With that basic business strategy, Virtu earned $732 million last year, with trading spread across more than 11,000 assets and at least 225 exchanges. In its IPO, Virtu hopes to raise as much as $314 million toward a $2.6 billion valuation. Shares were priced at $19, the top of the range, Wednesday night. The firm's shares begin trading for the first time Thursday morning on Nasdaq under the ticker "VIRT".

This isn’t Virtu’s first time around the block. The company delayed a 2014 IPO after the release of Michael Lewis’ best-seller “Flash Boys,” a broadside that charged high-frequency traders with creating a “rigged” market. High-speed firms, Lewis argued, exploit market loopholes and informational advantages to skim from big-time investors like pension funds as they lumber in and out of large holdings.

A year later, the furor has diminished somewhat, and the company has quietly returned to the public market. In so doing, it will test the investing public’s lingering doubts about the safety and fairness of high-frequency trading.

But Virtu doesn’t cast itself as the aggressive predator that Lewis suggests.

“They see themselves as a modern market-maker,” says Larry Tabb, founder of the research firm TABB Group. Indeed, some form of the phrase “market-maker” appears 160 times in the company’s IPO filing. “They see their job as to provide the fairest prices for a very wide selection of assets,” Tabb says.

Market-makers ensure that whatever you want to trade, you can find a willing buyer or seller. Such a market is said to be liquid. By continually zipping in and out of stocks, bonds, currencies, futures and nearly anything else that can be electronically traded, firms like Virtu keep markets swimming along.

Of course, providing liquidity also is profitable. Exchanges pay small fees to market-makers. And high-speed middlemen like Virtu pocket the difference between bid and offer prices, otherwise known as the spread.

The “secret sauce,” the company suggests, is its broad exposure to markets in at least 34 countries, together with a highly guarded risk management system.

Virtu, founded in 2008 as high-frequency trading accelerated the transformation of modern markets, says its business helps ordinary investors. As algorithmic traders compete to offer the most attractive spreads, says Tabb, ordinary investors pay less to buy and sell securities. “The competition pushes the spreads down to pennies or fractions of pennies,” Tabb says.

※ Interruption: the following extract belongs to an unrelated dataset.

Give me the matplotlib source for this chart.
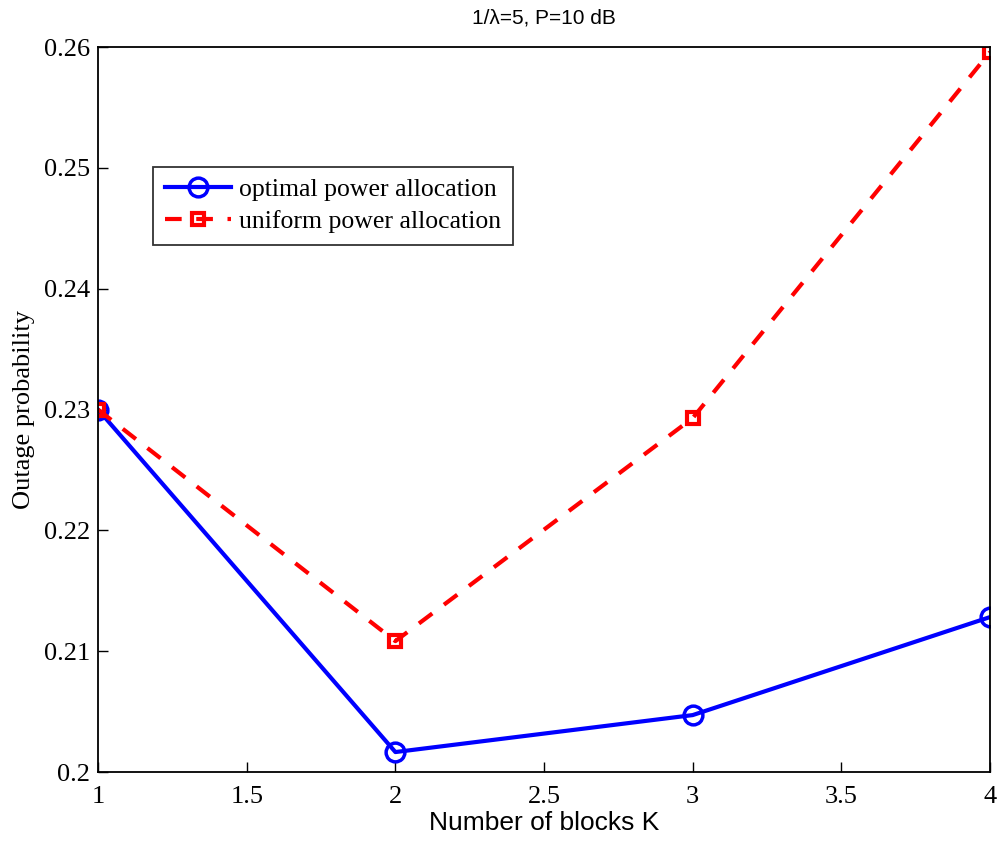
import matplotlib
matplotlib.use("Agg")
import matplotlib.pyplot as plt

# number of blocks K
K = [1, 2, 3, 4]
# outage probability for each scheme
p_optimal = [0.2300, 0.20166, 0.20472, 0.21283]
p_uniform = [0.2300, 0.21084, 0.2293, 0.25959]

xticks = [1, 1.5, 2, 2.5, 3, 3.5, 4]
xticklabels = ["1", "1.5", "2", "2.5", "3", "3.5", "4"]
yticks = [0.20, 0.21, 0.22, 0.23, 0.24, 0.25, 0.26]
yticklabels = ["0.2", "0.21", "0.22", "0.23", "0.24", "0.25", "0.26"]

fig = plt.figure(figsize=(10.01, 8.42), dpi=100)
ax = fig.add_axes([0.098, 0.083, 0.891, 0.861])

ax.plot(K, p_optimal, "-o", color="blue", linewidth=3, markersize=13.5,
        markeredgewidth=2.5, markerfacecolor="none", label="optimal power allocation")
ax.plot(K, p_uniform, "--s", color="red", linewidth=3, markersize=8,
        markeredgewidth=3, markerfacecolor="none", dashes=(4, 3.5),
        label="uniform power allocation")

ax.set_xlim(1, 4)
ax.set_ylim(0.2, 0.26)
ax.set_xticks(xticks)
ax.set_xticklabels(xticklabels, family="Liberation Serif", fontsize=19)
ax.set_yticks(yticks)
ax.set_yticklabels(yticklabels, family="Liberation Serif", fontsize=19)
ax.tick_params(direction="in", top=False, right=False, length=7, width=1)
ax.tick_params(axis="y", pad=6)
ax.tick_params(axis="x", pad=10)
for s in ax.spines.values():
    s.set_linewidth(1.3)

ax.set_xlabel("Number of blocks K", family="Liberation Sans", fontsize=19, labelpad=2)
ax.set_ylabel("Outage probability", family="Liberation Serif", fontsize=19, labelpad=6)
ax.set_title("1/\u03bb=5, P=10 dB", family="Liberation Sans", fontsize=15, pad=17)

leg = ax.legend(loc="upper left", bbox_to_anchor=(0.0617, 0.835),
                prop={"family": "Liberation Serif", "size": 18.5},
                frameon=True, fancybox=False, edgecolor="black",
                handlelength=2.6, borderpad=0.45, labelspacing=0.35,
                handletextpad=0.3, borderaxespad=0)
leg.get_frame().set_linewidth(1.3)

fig.savefig("out.png", dpi=100)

Not everyone has a rosy view of the high-frequency world, though. Financial regulators have devoted increasing attention to the sector (as Virtu’s filings to the Securities and Exchange Commission warn), both for questionable trading practices and for larger systemic concerns.

Regulators suspect that repeated flash crashes, sudden plunges or surges in asset prices, have been driven at least in part by lightning-fast algorithms compounding otherwise ordinary market moves.

Virtu is careful to distance itself from the fancier, more risk-prone brands of high-speed trading made infamous in “Flash Boys.” “We do not engage in the type of principal investing or predictive, momentum or signal trading that are often associated with high-frequency trading,” the firm says in its filings.

That tone is in keeping with the modest profile of Virtu's publicity-averse chairman and CEO, Vincent Viola, a Brooklyn native and West Point grad who rose from the scrappy trading pits of the New York Mercantile Exchange to become the exchange’s chairman. Now Viola is set to own 95 percent of the first major high-frequency trader to go public on its own.

“They are in an enviable position,” Tabb says. But in the topsy-turvy world of algorithmic trading – an “arms race,” according to Tabb – that position might not last long.